Monday, February 10, 2014

Relataively Speaking



Some useful words that I’ve never known about just showed up in a Facebook post.  They’re obsolete and archaic terms for family members that define their relationships much more precisely than modern English does.  You no longer have to stop and figure out how you’re related to Cousin Elmer or Aunt Elmira.  Think how useful these descriptions can be when you’re seating family members for Thanksgiving dinner or deciding whom to leave out of your will.  

Patruel is a child of a paternal uncle or aunt, or a child of your own brother. Instead the loosey-goosey terms “cousin” and “niece” or “nephew,” you can say “patruel” and be much more specific. It is from the Latin word patruus, “father’s brother,” and the Oxford English Dictionary has a citation of its use in 1603. 
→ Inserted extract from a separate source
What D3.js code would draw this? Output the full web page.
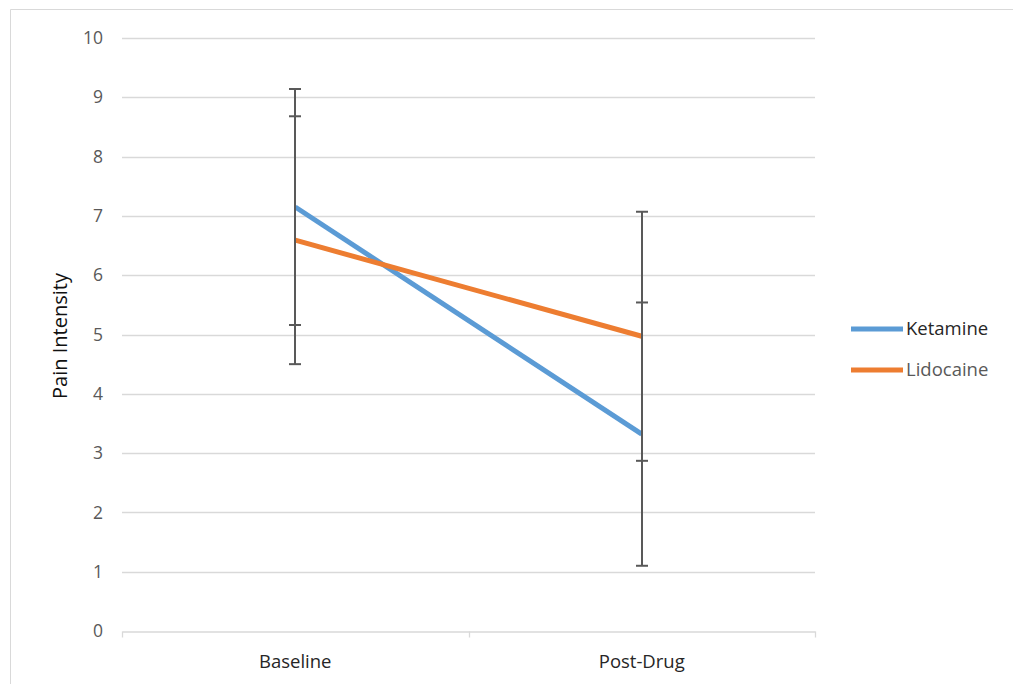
<!DOCTYPE html>
<html><head><meta charset="utf-8">
<script src="https://cdn.jsdelivr.net/npm/d3@7"></script>
<style>body{margin:0;background:#fff}svg{display:block}text{font-family:"Open Sans","Noto Sans",sans-serif}</style>
</head><body><svg id="c" width="1014" height="684"></svg>
<script>
const categories = ["Baseline", "Post-Drug"];
const seriesNames = ["Ketamine", "Lidocaine"];
const ketamine = [7.15, 3.32];
const lidocaine = [6.59, 4.97];
const ketamineErr = [1.99, 2.22];
const lidocaineErr = [2.09, 2.10];
const yTicks = [0,1,2,3,4,5,6,7,8,9,10];
const colors = ["#5b9bd5", "#ed7d31"];

const svg = d3.select("#c");
const W = 1014, H = 684;
const m = {l:122, r:199, t:38, b:53};
const x = d3.scaleBand().domain(categories).range([m.l, W - m.r]);
const y = d3.scaleLinear().domain([0,10]).range([H - m.b, m.t]);

// outer border
svg.append("line").attr("x1",10.5).attr("x2",10.5).attr("y1",9.5).attr("y2",H).attr("stroke","#d9d9d9");
svg.append("line").attr("x1",10.5).attr("x2",1013).attr("y1",9.5).attr("y2",9.5).attr("stroke","#d9d9d9");

// gridlines
svg.append("g").selectAll("line").data(yTicks.slice(1)).join("line")
  .attr("x1", m.l).attr("x2", W - m.r)
  .attr("y1", d => Math.round(y(d))+0.5).attr("y2", d => Math.round(y(d))+0.5)
  .attr("stroke","#d9d9d9").attr("stroke-width",1.3);

// y labels
svg.append("g").selectAll("text").data(yTicks).join("text")
  .attr("x", 103).attr("y", d => y(d)).attr("dy","0.35em").attr("text-anchor","end")
  .attr("font-size",17.5).attr("fill","#595959").text(d => d);

// x axis
const xa = svg.append("g").attr("transform",`translate(0,${Math.round(y(0))+0.5})`)
  .call(d3.axisBottom(x).tickSize(0).tickFormat(""));
xa.select(".domain").attr("stroke","#d9d9d9").attr("stroke-width",1.3);
const bounds = [m.l, ...categories.map(c => x(c) + x.bandwidth())];
xa.selectAll(".vt").data(bounds).join("line").attr("class","vt")
  .attr("x1", d => Math.round(d)+0.5).attr("x2", d => Math.round(d)+0.5).attr("y1",0).attr("y2",6)
  .attr("stroke","#d9d9d9").attr("stroke-width",1.3);
svg.append("g").selectAll("text").data(categories).join("text")
  .attr("x", d => x(d) + x.bandwidth()/2).attr("y", 668)
  .attr("text-anchor","middle").attr("font-size",18.5).attr("fill","#262626").text(d => d);

// y title
svg.append("text").attr("transform","translate(67,336) rotate(-90)")
  .attr("text-anchor","middle").attr("font-size",20).attr("fill","#111").text("Pain Intensity");

const cx = d => x(d) + x.bandwidth()/2;
const series = [
  {name: seriesNames[0], vals: ketamine, err: ketamineErr, color: colors[0]},
  {name: seriesNames[1], vals: lidocaine, err: lidocaineErr, color: colors[1]}
];

// lines
const line = d3.line().x((d,i) => cx(categories[i])).y(d => y(d));
series.forEach(s => {
  svg.append("path").datum(s.vals).attr("d", line).attr("fill","none")
    .attr("stroke", s.color).attr("stroke-width",5).attr("stroke-linecap","butt");
});

// error bars
series.forEach(s => {
  const g = svg.append("g").attr("stroke","#595959").attr("stroke-width",2);
  s.vals.forEach((v,i) => {
    const xc = Math.round(cx(categories[i]));
    g.append("line").attr("x1",xc).attr("x2",xc).attr("y1",y(v+s.err[i])).attr("y2",y(v-s.err[i]));
    [v+s.err[i], v-s.err[i]].forEach(e => {
      g.append("line").attr("x1",xc-6).attr("x2",xc+6).attr("y1",y(e)).attr("y2",y(e));
    });
  });
});

// legend
series.forEach((s,i) => {
  const ly = 329 + i*41;
  svg.append("line").attr("x1",851).attr("x2",903).attr("y1",ly).attr("y2",ly)
    .attr("stroke", s.color).attr("stroke-width",5);
  svg.append("text").attr("x",906).attr("y",ly).attr("dy","0.35em")
    .attr("font-size",18.5).attr("fill", i === 0 ? "#262626" : "#595959").text(s.name);
});
</script></body></html>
You can also stipulate which kind of uncle or aunt you mean. Avuncle is a maternal uncle, the brother of your mother.  We have the word avuncular in modern English, which means “like an uncle (of any kind),” but its origin is the Latin avunculus, literally “little grandfather.” Avunculus, of course, is the root of uncle, which came to English through the French oncle.
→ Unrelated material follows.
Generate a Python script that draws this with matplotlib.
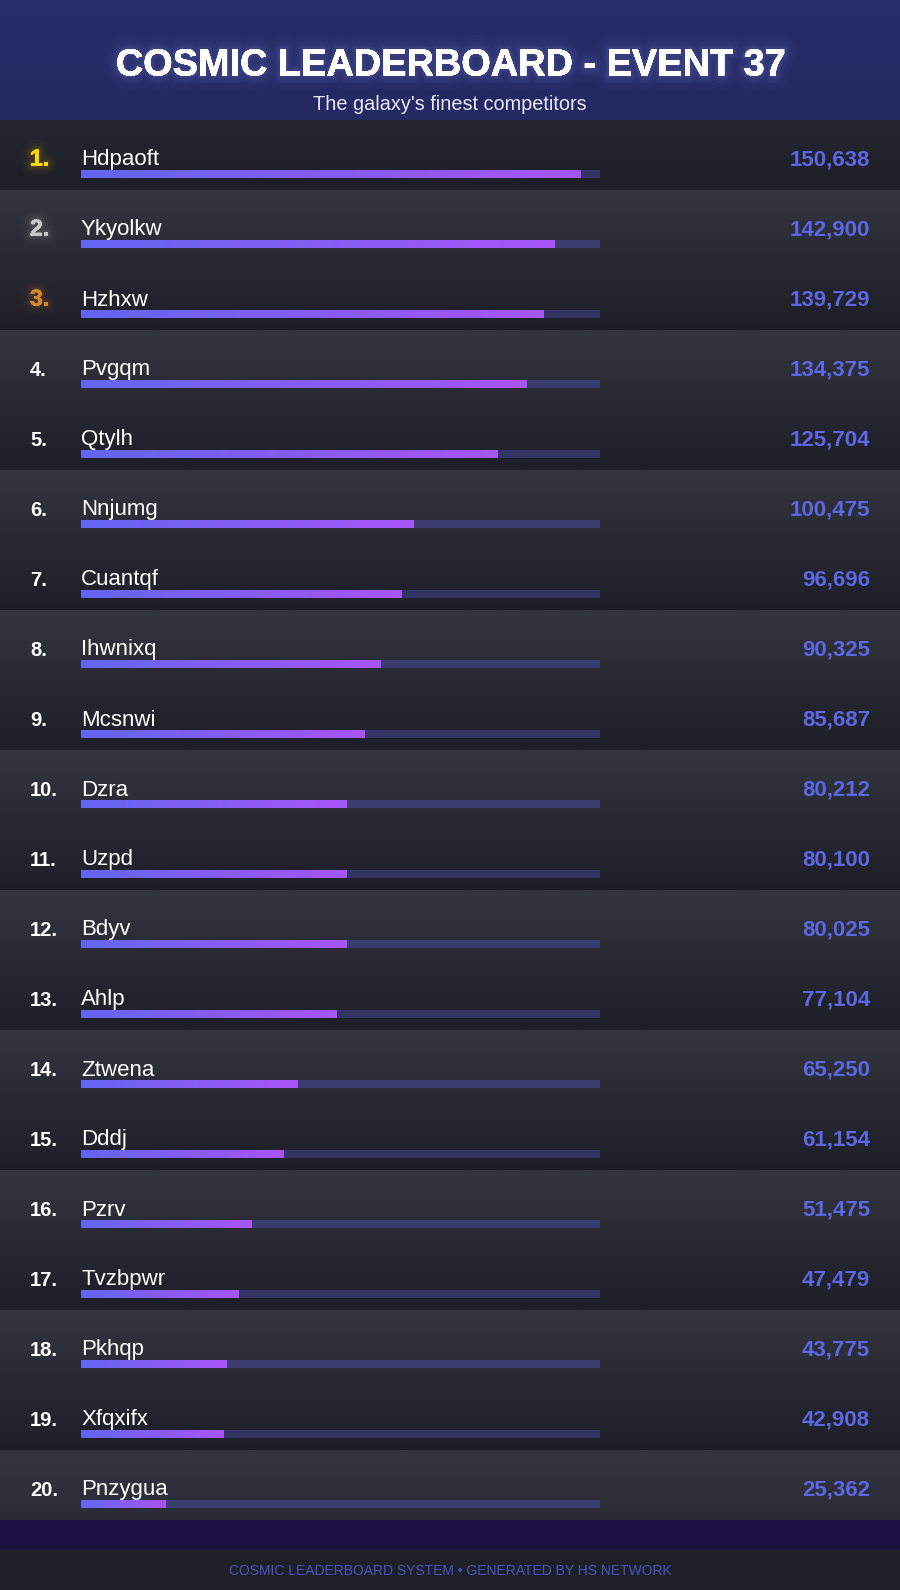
import numpy as np
import matplotlib
matplotlib.use("Agg")
import matplotlib.pyplot as plt
from matplotlib import patheffects as pe
from matplotlib import transforms as mtrans
from matplotlib.colors import LinearSegmentedColormap, to_rgb

plt.rcParams['font.family'] = ['Liberation Sans', 'DejaVu Sans']

# ---------------- data ----------------
title = "COSMIC LEADERBOARD - EVENT 37"
subtitle = "The galaxy's finest competitors"
footer = "COSMIC LEADERBOARD SYSTEM \u2022 GENERATED BY HS NETWORK"
ranks = [f"{i}." for i in range(1, 21)]
names = ["Hdpaoft", "Ykyolkw", "Hzhxw", "Pvgqm", "Qtylh", "Nnjumg", "Cuantqf",
         "Ihwnixq", "Mcsnwi", "Dzra", "Uzpd", "Bdyv", "Ahlp", "Ztwena", "Dddj",
         "Pzrv", "Tvzbpwr", "Pkhqp", "Xfqxifx", "Pnzygua"]
scores = [150638, 142900, 139729, 134375, 125704, 100475, 96696, 90325, 85687,
          80212, 80100, 80025, 77104, 65250, 61154, 51475, 47479, 43775, 42908,
          25362]
rank_colors = {0: "#ffd700", 1: "#c8c8c8", 2: "#d4862e"}

# ---------------- layout (pixels) ----------------
W, H = 900, 1590
HEADER_H = 120
ROW_H = 70
N = len(names)
LIST_BOTTOM = HEADER_H + N * ROW_H  # 1520

fig = plt.figure(figsize=(W / 100, H / 100), dpi=100)
bg = fig.add_axes([0, 0, 1, 1])
bg.set_xlim(0, W)
bg.set_ylim(H, 0)
bg.axis("off")


def vgrad(ax, x0, x1, y0, y1, c_top, c_bot, z=0):
    ct, cb = np.array(to_rgb(c_top)), np.array(to_rgb(c_bot))
    t = np.linspace(0, 1, 128)[:, None, None]
    img = ct[None, None, :] * (1 - t) + cb[None, None, :] * t
    return ax.imshow(img, extent=(x0, x1, y1, y0), aspect="auto", zorder=z,
                     interpolation="bilinear")


def glow(rgb, widths, alphas):
    effs = [pe.withStroke(linewidth=w, foreground=(*rgb, a))
            for w, a in zip(widths, alphas)]
    return effs + [pe.Normal()]


# header
vgrad(bg, 0, W, 0, HEADER_H, "#272c6a", "#242962", z=0)
# list background: repeating 2-row gradient bands
L, D = "#33353f", "#1d1e27"
vgrad(bg, 0, W, HEADER_H, HEADER_H + ROW_H, "#252630", D, z=0)
for k in range(1, N, 2):
    y0 = HEADER_H + k * ROW_H
    y1 = min(y0 + 2 * ROW_H, LIST_BOTTOM)
    cb = D if y1 - y0 == 2 * ROW_H else "#2a2b36"
    vgrad(bg, 0, W, y0, y1, L, cb, z=0)
# bottom bands
bg.add_patch(plt.Rectangle((0, LIST_BOTTOM), W, 30, color="#1a1140", zorder=1, lw=0))
bg.add_patch(plt.Rectangle((0, LIST_BOTTOM + 30), W, H - LIST_BOTTOM - 30,
                           color="#1e2028", zorder=1, lw=0))

# title + subtitle
bg.text(W / 2, 75.5, title, ha="center", va="baseline", color="white",
        fontsize=27.3, fontweight="bold", zorder=5,
        path_effects=glow((0.62, 0.66, 1.0), [20, 15, 11, 7, 4],
                          [0.02, 0.025, 0.035, 0.045, 0.06]))
bg.text(W / 2, 110.5, subtitle, ha="center", va="baseline", color="#e6e8f5",
        fontsize=14.3, zorder=5)
bg.text(W / 2, 1575, footer, ha="center", va="baseline",
        color="#4a52c0", fontsize=10, zorder=5)

# ---------------- bar axes ----------------
BAR_X0, BAR_X1 = 81, 600
ax = fig.add_axes([BAR_X0 / W, 1 - LIST_BOTTOM / H, (BAR_X1 - BAR_X0) / W,
                   (LIST_BOTTOM - HEADER_H) / H])
ax.patch.set_alpha(0)
ax.axis("off")
xmax = max(scores) * 1.04
ypos = np.arange(N) + 54 / ROW_H
bar_h = 8 / ROW_H

ax.barh(ypos, [xmax] * N, height=bar_h, left=0, color="#6366f1", alpha=0.3,
        lw=0, zorder=2)
fills = ax.barh(ypos, scores, height=bar_h, left=0, color="#8b5cf6", lw=0, zorder=3)
cmap = LinearSegmentedColormap.from_list("g", ["#6366f1", "#a855f7"])
grad = np.linspace(0, 1, 256).reshape(1, -1)
for rect, v, y in zip(fills, scores, ypos):
    im = ax.imshow(grad, cmap=cmap, aspect="auto", zorder=4,
                   extent=(0, v, y + bar_h / 2, y - bar_h / 2))
    im.set_clip_path(rect)
ax.set_xlim(0, xmax)
ax.set_ylim(N, 0)

# text rows: x in pixels, y in row units (baseline)
tr = mtrans.blended_transform_factory(bg.transData, ax.transData)
text_y = np.arange(N) + 45.5 / ROW_H
for i in range(N):
    col = rank_colors.get(i, "white")
    peff = None
    fs = 14.5
    if i in rank_colors:
        peff = glow(to_rgb(col), [14, 10, 6, 3], [0.02, 0.035, 0.05, 0.08])
        fs = 16.5
    ax.text(30, text_y[i], ranks[i], transform=tr, ha="left", va="baseline",
            color=col, fontsize=fs, fontweight="bold", zorder=6, path_effects=peff)
    ax.text(BAR_X0, text_y[i], names[i], transform=tr, ha="left", va="baseline",
            color="white", fontsize=16, zorder=6)
    ax.text(870, text_y[i], f"{scores[i]:,}", transform=tr, ha="right", va="baseline",
            color="#5b67e3", fontsize=16, fontweight="bold", zorder=6)

fig.savefig("out.png", dpi=100)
If you don’t like avuncle, eam is an Old English word that means the same— maternal uncle.  It stemmed from Old High German oheim via the Dutch oom.
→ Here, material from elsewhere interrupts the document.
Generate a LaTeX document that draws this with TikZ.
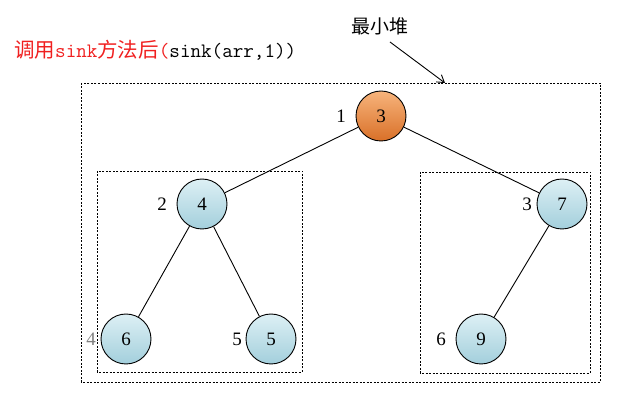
\documentclass[tikz,border=0pt]{standalone}
\usetikzlibrary{arrows.meta}
\usepackage{fontspec}
\setmainfont{Liberation Serif}
\newfontfamily\cjk{Noto Sans CJK SC}
\definecolor{titlered}{HTML}{F02020}
\definecolor{bluetop}{HTML}{DDF0F5}
\definecolor{bluebot}{HTML}{A3CFDC}
\definecolor{orangetop}{HTML}{F7B47C}
\definecolor{orangebot}{HTML}{D97028}
\begin{document}
\begin{tikzpicture}[x=1pt,y=-1pt,
  heapnode/.style={circle,draw=black,line width=0.9pt,minimum size=50pt,inner sep=0pt,
    top color=bluetop,bottom color=bluebot,font=\fontsize{19}{19}\selectfont},
  rootnode/.style={heapnode,top color=orangetop,bottom color=orangebot},
  idx/.style={font=\fontsize{19}{19}\selectfont},
  box/.style={draw,dashed,dash pattern=on 2pt off 1.5pt,line width=0.8pt},
  edge/.style={draw,line width=0.9pt}]
\useasboundingbox (0,0) rectangle (625,406);
\draw[box] (81,83) rectangle (600,382);
\draw[box] (97,171) rectangle (302,372);
\draw[box] (420,172) rectangle (590,373);
\node[rootnode] (n1) at (381,116) {3};
\node[heapnode] (n2) at (202,204) {4};
\node[heapnode] (n3) at (562,204) {7};
\node[heapnode] (n4) at (126,339) {6};
\node[heapnode] (n5) at (271,339) {5};
\node[heapnode] (n6) at (481,339) {9};
\node[idx] (i1) at (341,116) {1};
\node[idx] (i2) at (162,204) {2};
\node[idx] (i3) at (527,204) {3};
\node[idx,text=gray] (i4) at (91,339) {4};
\node[idx] (i5) at (237,339) {5};
\node[idx] (i6) at (441,339) {6};
\draw[edge] (n1) -- (n2);
\draw[edge] (n1) -- (n3);
\draw[edge] (n2) -- (n4);
\draw[edge] (n2) -- (n5);
\draw[edge] (n3) -- (n6);
\node[anchor=base west,inner sep=0pt] (title) at (14,58) {\color{titlered}\cjk\fontsize{20.5}{20.5}\selectfont 调用{\ttfamily\fontsize{20.5}{20.5}\selectfont sink}方法后{\ttfamily\fontsize{20.5}{20.5}\selectfont (}\color{black}{\ttfamily\fontsize{20.5}{20.5}\selectfont sink(arr,1))}};
\node[font=\cjk\fontsize{19}{19}\selectfont] (heap) at (380,26) {最小堆};
\coordinate (tip) at (445,83);
\draw[line width=0.9pt,-{Straight Barb[length=7pt,width=9pt]}] (390,42) -- (tip);
\end{tikzpicture}
\end{document}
A maternal aunt can be referred to as the Old English modrige, from Pro-Germanic mōdrijō.

Old English also had words for paternal uncle (fædera) and aunt (fadu), which are derived from Proto-Germanic fadurjô via Old High Gereman fataro.


 The Bard of Buffalo Bayou is nobody’s uncle and nobody’s aunt.  He’d like to think he was also nobody’s fool—but that’s hard to prove.  

 

     There once was a very sick uncle,
     With a badly infected carbuncle.
                The doc, at his appointment,
                Said, “Here’s two tubes of ointment—
     If the goo doesn’t cure you, the gunk’ll.